3. Bohuslav Martinů: The Greek Passion

Martinů’s opera was originally written in English for Covent Garden in 1957. Set at Easter time, the local priest casts the villagers as characters in the annual Passion Play and as the opera proceeds, each one begins to take on the personality of his or her Biblical character. The shepherd Manolios is chosen to play Jesus, Katerina, a young widow, is chosen to play Mary Magdalene and Panait, her lover, is cast against his will as Judas. When a group of starving refugees arrives from a neighbouring village, the priest selfishly pretends that they must have cholera as an excuse to refuse them help. Katerina and Manolios (with whom she has now fallen in love) help them find food and water nearby. When Manolios begins to preach charity, the elders incites the villagers against him and he is killed by Panait on the church steps. Hardly a happy tale, then, but one with much glorious music.

2. Nikolai Rimsky-Korsakov: Russian Easter Overture

In his Russian Easter Overture, Rimsky-Korsakov sought to convey, in his words, “a general picture of the Easter service with its ‘pagan merry-making.’” Drawing on themes from the obikhod – canticles of the Orthodox Church – Rimsky-Korsakov was recreating one of the most vivid memories from his childhood: celebrating the return of spring by attending the Russian Easter service in Tikhvin. “This legendary and heathen side of the holiday,” he wrote, “this transition from the gloomy and mysterious evening of Passion Saturday to the unbridled pagan-religious merry making of Easter Sunday, is what I was eager to reproduce in my overture.”

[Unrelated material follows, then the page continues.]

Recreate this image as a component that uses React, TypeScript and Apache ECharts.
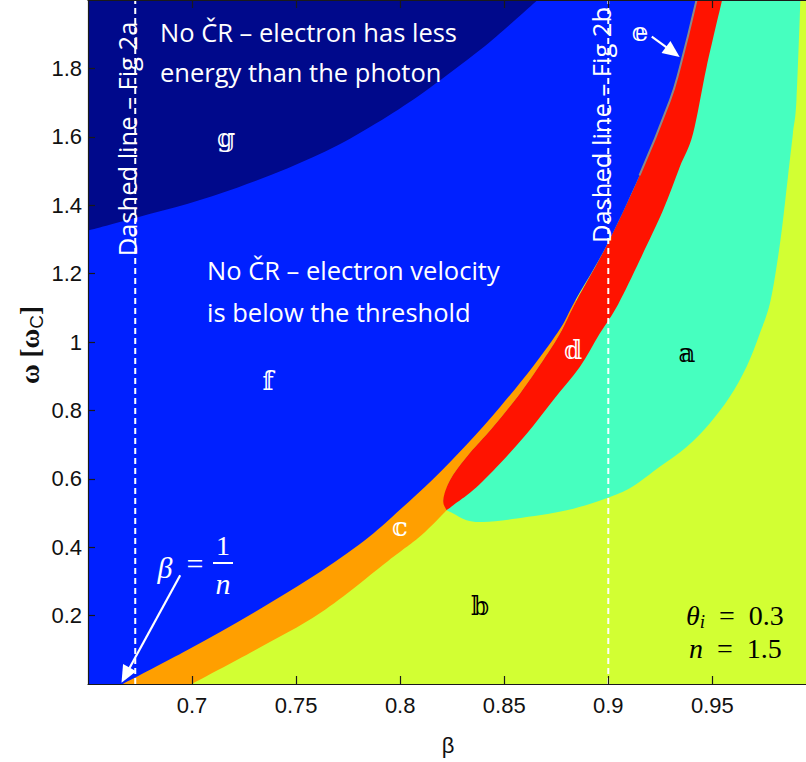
import React, { useEffect, useRef } from "react";
import * as echarts from "echarts";

// ---- axis ranges and ticks ----
const X_RANGE = [0.65, 0.995];
const Y_RANGE = [0, 2];
const X_TICKS = [0.7, 0.75, 0.8, 0.85, 0.9, 0.95];
const Y_TICKS = [0.2, 0.4, 0.6, 0.8, 1, 1.2, 1.4, 1.6, 1.8];

// ---- region boundary curves [beta, omega] ----
// upper boundary of the "electron has less energy" region (g)
const NAVY_CURVE = [
  [0.65, 1.326], [0.674, 1.365], [0.698, 1.404], [0.722, 1.452], [0.746, 1.508],
  [0.77, 1.575], [0.794, 1.66], [0.814, 1.742], [0.838, 1.852], [0.854, 1.935], [0.866, 2.0],
];
// Cherenkov threshold curve (boundary of region f)
const CURVE_B = [
  [0.6667, 0], [0.698, 0.1], [0.73, 0.21], [0.762, 0.33], [0.785, 0.43], [0.8, 0.51],
  [0.816, 0.6], [0.832, 0.7], [0.848, 0.81], [0.864, 0.93], [0.877, 1.04], [0.884, 1.12],
  [0.899, 1.28], [0.915, 1.487], [0.9296, 1.706], [0.9343, 1.8], [0.9424, 2.0],
];
// lower boundary of region c
const CURVE_O = [
  [0.6997, 0], [0.7302, 0.099], [0.7621, 0.21], [0.7942, 0.36], [0.8102, 0.435], [0.8223, 0.508],
];
// left boundary of region d (below where it meets the threshold curve)
const RED_LEFT = [
  [0.8223, 0.508], [0.8207, 0.5375], [0.8239, 0.596], [0.8319, 0.664], [0.8447, 0.752],
  [0.8575, 0.849], [0.8687, 0.9465], [0.8768, 1.0245], [0.8848, 1.122],
];
// right boundary of region d
const RED_RIGHT = [
  [0.8223, 0.508], [0.8255, 0.523], [0.8351, 0.567], [0.848, 0.645], [0.8608, 0.732],
  [0.8735, 0.83], [0.8863, 0.927], [0.8959, 1.0245], [0.9047, 1.11], [0.9151, 1.239],
  [0.9263, 1.385], [0.9343, 1.511], [0.9407, 1.609], [0.9472, 1.803], [0.9547, 2.0],
];
// lower / right boundary of region a
const CURVE_C = [
  [0.8223, 0.508], [0.8255, 0.4987], [0.8319, 0.479], [0.8399, 0.474], [0.856, 0.484],
  [0.88, 0.508], [0.9008, 0.547], [0.9119, 0.578], [0.9247, 0.635], [0.9376, 0.693],
  [0.9487, 0.762], [0.9583, 0.839], [0.9664, 0.927], [0.9728, 1.025], [0.978, 1.122],
  [0.9827, 1.297], [0.9863, 1.482], [0.9887, 1.609], [0.9904, 1.706], [0.9923, 2.0],
];
// dashed reference lines (Fig 2a, Fig 2b)
const FIG_LINES = [0.6727, 0.9];
// arrows: [from, to]
const ARROWS = [
  [[0.6943, 0.318], [0.6661, 0.004]],
  [[0.9209, 1.893], [0.9343, 1.833]],
];

// ---- colours ----
const C_YELLOW = "#D2FF33";
const C_CYAN = "#46FFBF";
const C_ORANGE = "#FF9F00";
const C_RED = "#FF1300";
const C_BLUE = "#0020FF";
const C_NAVY = "#00098B";
const C_GRAY = "#8A8A8A";
const WHITE = "#FFFFFF";

const xMin = X_RANGE[0];
const yMax = Y_RANGE[1];
const upperB = CURVE_B.filter((p) => p[1] > 1.122);
const RED_LEFT_FULL = [...RED_LEFT, ...upperB];
const GRAY_LINE = CURVE_B.filter((p) => p[1] >= 1.48);
const rev = (a: number[][]) => a.slice().reverse();

// each region: list of boundary curves, joined by straight segments
const REGION_PARTS: number[][][][] = [
  // a (cyan)
  [CURVE_C, rev(RED_LEFT_FULL)],
  // c (orange)
  [[[xMin, 0]], CURVE_O, RED_LEFT.slice(1), [[xMin, RED_LEFT[RED_LEFT.length - 1][1]]]],
  // d (red)
  [RED_LEFT_FULL, rev(RED_RIGHT)],
  // f (blue)
  [[[xMin, 0]], CURVE_B, [[xMin, yMax]]],
  // g (navy)
  [NAVY_CURVE, [[xMin, yMax]]],
];
const REGION_COLORS = [C_CYAN, C_ORANGE, C_RED, C_BLUE, C_NAVY];

const AXIS_FONT = "'Liberation Sans', Arial, sans-serif";
const TEXT_FONT = "'Open Sans', Lato, sans-serif";
const MATH_FONT = "'Liberation Serif', 'DejaVu Serif', serif";
const DS_FONT = "'DejaVu Serif', 'DejaVu Sans', serif";

// Catmull-Rom smoothing of each boundary curve (rendering only)
function smoothPath(curves: number[][][], api: any): string {
  let d = "";
  curves.forEach((curve, ci) => {
    const p = curve.map((pt) => api.coord(pt) as number[]);
    d += (ci === 0 ? "M" : "L") + p[0][0].toFixed(2) + " " + p[0][1].toFixed(2);
    for (let i = 0; i < p.length - 1; i++) {
      const p0 = p[Math.max(i - 1, 0)];
      const p1 = p[i];
      const p2 = p[i + 1];
      const p3 = p[Math.min(i + 2, p.length - 1)];
      const c1x = p1[0] + (p2[0] - p0[0]) / 6;
      const c1y = p1[1] + (p2[1] - p0[1]) / 6;
      const c2x = p2[0] - (p3[0] - p1[0]) / 6;
      const c2y = p2[1] - (p3[1] - p1[1]) / 6;
      d +=
        "C" + c1x.toFixed(2) + " " + c1y.toFixed(2) + " " + c2x.toFixed(2) + " " + c2y.toFixed(2) +
        " " + p2[0].toFixed(2) + " " + p2[1].toFixed(2);
    }
  });
  return d + "Z";
}

function regionLabel(ch: string, x: number, y: number, color: string) {
  return {
    type: "text",
    x,
    y,
    z: 100,
    style: {
      text: ch,
      fill: color,
      fontSize: 26,
      fontFamily: DS_FONT,
      textAlign: "center",
      textVerticalAlign: "middle",
    },
  };
}

function plainText(text: string, x: number, y: number, opts: any = {}) {
  return {
    type: "text",
    x,
    y,
    z: 100,
    rotation: opts.rotation || 0,
    style: {
      text,
      fill: opts.fill || WHITE,
      fontSize: opts.fontSize || 25.5,
      fontFamily: opts.fontFamily || TEXT_FONT,
      fontStyle: opts.fontStyle || "normal",
      textAlign: opts.align || "left",
      textVerticalAlign: "middle",
    },
  };
}

function buildOption() {
  const axisLineStyle = { color: "#1a1a1a", width: 1.2 };
  return {
    animation: false,
    backgroundColor: "#ffffff",
    grid: {
      left: 88,
      right: 0,
      top: 0,
      bottom: 78,
      show: true,
      backgroundColor: C_YELLOW,
      borderWidth: 0,
    },
    xAxis: [
      {
        type: "value",
        min: X_RANGE[0],
        max: X_RANGE[1],
        position: "bottom",
        z: 10,
        axisLine: { show: true, onZero: false, lineStyle: axisLineStyle },
        axisTick: { show: true, inside: true, length: 8, customValues: X_TICKS, lineStyle: axisLineStyle },
        axisLabel: {
          customValues: X_TICKS,
          fontFamily: AXIS_FONT,
          fontSize: 22,
          color: "#111",
          margin: 10,
        },
        splitLine: { show: false },
      },
      {
        type: "value",
        min: X_RANGE[0],
        max: X_RANGE[1],
        position: "top",
        z: 10,
        axisLine: { show: true, onZero: false, lineStyle: axisLineStyle },
        axisTick: { show: true, inside: true, length: 8, customValues: X_TICKS, lineStyle: axisLineStyle },
        axisLabel: { show: false },
        splitLine: { show: false },
      },
    ],
    yAxis: {
      type: "value",
      min: Y_RANGE[0],
      max: Y_RANGE[1],
      z: 10,
      axisLine: { show: true, onZero: false, lineStyle: axisLineStyle },
      axisTick: { show: true, inside: true, length: 7, customValues: Y_TICKS, lineStyle: axisLineStyle },
      axisLabel: {
        customValues: Y_TICKS,
        fontFamily: AXIS_FONT,
        fontSize: 22,
        color: "#111",
        margin: 6,
      },
      splitLine: { show: false },
    },
    series: [
      {
        type: "custom",
        coordinateSystem: "cartesian2d",
        xAxisIndex: 0,
        yAxisIndex: 0,
        clip: true,
        silent: true,
        data: REGION_PARTS.map((_, i) => [i]),
        renderItem: (params: any, api: any) => {
          const i = api.value(0) as number;
          return {
            type: "path",
            shape: { pathData: smoothPath(REGION_PARTS[i], api) },
            style: { fill: REGION_COLORS[i] },
          };
        },
      },
      ...FIG_LINES.map((x) => ({
        type: "line",
        xAxisIndex: 0,
        silent: true,
        symbol: "none",
        showSymbol: false,
        data: [
          [x, Y_RANGE[0]],
          [x, Y_RANGE[1]],
        ],
        lineStyle: { color: WHITE, width: 2, type: [6, 4] },
      })),
      {
        type: "line",
        xAxisIndex: 0,
        silent: true,
        symbol: "none",
        showSymbol: false,
        smooth: true,
        data: GRAY_LINE,
        lineStyle: { color: C_GRAY, width: 2 },
      },
      {
        type: "custom",
        coordinateSystem: "cartesian2d",
        xAxisIndex: 0,
        yAxisIndex: 0,
        clip: false,
        silent: true,
        z: 5,
        data: ARROWS.map((_, i) => [i]),
        renderItem: (params: any, api: any) => {
          const i = api.value(0) as number;
          const p = api.coord(ARROWS[i][0]);
          const q = api.coord(ARROWS[i][1]);
          const dx = q[0] - p[0];
          const dy = q[1] - p[1];
          const len = Math.sqrt(dx * dx + dy * dy);
          const ux = dx / len;
          const uy = dy / len;
          const L = 17;
          const W = 7.5;
          const bx = q[0] - ux * L;
          const by = q[1] - uy * L;
          return {
            type: "group",
            children: [
              {
                type: "line",
                shape: { x1: p[0], y1: p[1], x2: bx + ux * 2, y2: by + uy * 2 },
                style: { stroke: WHITE, lineWidth: 2.2 },
              },
              {
                type: "polygon",
                shape: {
                  points: [
                    [q[0], q[1]],
                    [bx - uy * W, by + ux * W],
                    [bx + uy * W, by - ux * W],
                  ],
                },
                style: { fill: WHITE },
              },
            ],
          };
        },
      },
    ],
    graphic: [
      plainText("No ČR – electron has less", 160, 32),
      plainText("energy than the photon", 160, 72),
      plainText("No ČR – electron velocity", 207, 270),
      plainText("is below the threshold", 207, 312),
      plainText("Dashed line – Fig 2a", 127, 139, { rotation: Math.PI / 2, align: "center" }),
      plainText("Dashed line – Fig 2b", 601, 125, { rotation: Math.PI / 2, align: "center" }),
      regionLabel("\u{1D552}", 687, 353, "#000000"),
      regionLabel("\u{1D553}", 480, 606, "#000000"),
      regionLabel("\u{1D554}", 400, 527, WHITE),
      regionLabel("\u{1D555}", 573, 350, WHITE),
      regionLabel("\u{1D556}", 640, 32, WHITE),
      regionLabel("\u{1D557}", 268, 381, WHITE),
      regionLabel("\u{1D558}", 226, 138, WHITE),
      // beta = 1/n
      plainText("β", 165, 567, { fontFamily: MATH_FONT, fontStyle: "italic", fontSize: 30, align: "center" }),
      plainText("=", 195, 563, { fontFamily: MATH_FONT, fontSize: 30, align: "center" }),
      plainText("1", 223, 545, { fontFamily: MATH_FONT, fontSize: 28, align: "center" }),
      plainText("n", 223, 583, { fontFamily: MATH_FONT, fontStyle: "italic", fontSize: 30, align: "center" }),
      {
        type: "line",
        z: 100,
        shape: { x1: 213, y1: 563, x2: 233, y2: 563 },
        style: { stroke: WHITE, lineWidth: 2 },
      },
      // parameters
      {
        type: "text",
        x: 686,
        y: 615,
        z: 100,
        style: {
          text: "{it|θ}{sub|i}{rm|\u2002=\u20020.3}",
          textVerticalAlign: "middle",
          rich: {
            it: { fontFamily: MATH_FONT, fontStyle: "italic", fontSize: 28, fill: "#000" },
            sub: { fontFamily: MATH_FONT, fontStyle: "italic", fontSize: 19, fill: "#000", padding: [12, 0, 0, 0] },
            rm: { fontFamily: MATH_FONT, fontSize: 28, fill: "#000" },
          },
        },
      },
      {
        type: "text",
        x: 689,
        y: 648,
        z: 100,
        style: {
          text: "{it|n}{rm|\u2002=\u20021.5}",
          textVerticalAlign: "middle",
          rich: {
            it: { fontFamily: MATH_FONT, fontStyle: "italic", fontSize: 28, fill: "#000" },
            rm: { fontFamily: MATH_FONT, fontSize: 28, fill: "#000" },
          },
        },
      },
      // axis titles
      {
        type: "text",
        x: 30,
        y: 345,
        rotation: Math.PI / 2,
        z: 100,
        style: {
          text: "{w|ω [ω}{s|C}{w|]}",
          textAlign: "center",
          textVerticalAlign: "middle",
          rich: {
            w: { fontFamily: MATH_FONT, fontWeight: "bold", fontSize: 27, fill: "#111" },
            s: { fontFamily: AXIS_FONT, fontSize: 19, fill: "#111", padding: [12, 0, 0, 0] },
          },
        },
      },
      plainText("β", 448, 745, { fontFamily: AXIS_FONT, fontSize: 22, fill: "#111", align: "center" }),
    ],
  };
}

export default function App() {
  const ref = useRef<HTMLDivElement>(null);
  useEffect(() => {
    document.body.style.margin = "0";
    if (!ref.current) return;
    const chart = echarts.init(ref.current, null, { renderer: "svg" });
    chart.setOption(buildOption() as any);
    return () => chart.dispose();
  }, []);
  return (
    <div
      ref={ref}
      style={{ position: "absolute", left: 0, top: 0, width: 806, height: 762, background: "#fff" }}
    />
  );
}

1. Johann Sebastian Bach: Easter Oratorio

From the bright brass fanfare of the opening Sinfonia and the haunting oboe solo of the Adagio to the beautiful flute and soprano lines of Seele, Deine Spezerien, Bach’s Easter Oratorio can hold its own against the Passions on any Easter playlist. The musical material began life as a pastoral cantata or dramma per musica with four shepherds and shepherdesses transformed into disciples when Bach reworked it for the church as an Easter Cantata and later the Easter Oratorio. In his Bach biography Music in the Castle of Heaven, Sir John Eliot Gardiner writes that the Easter Oratorio “catches the sense of loss at Christ’s death and the feeling that the use of spices and embalming ointments could now be superseded by the power of musical prayer.”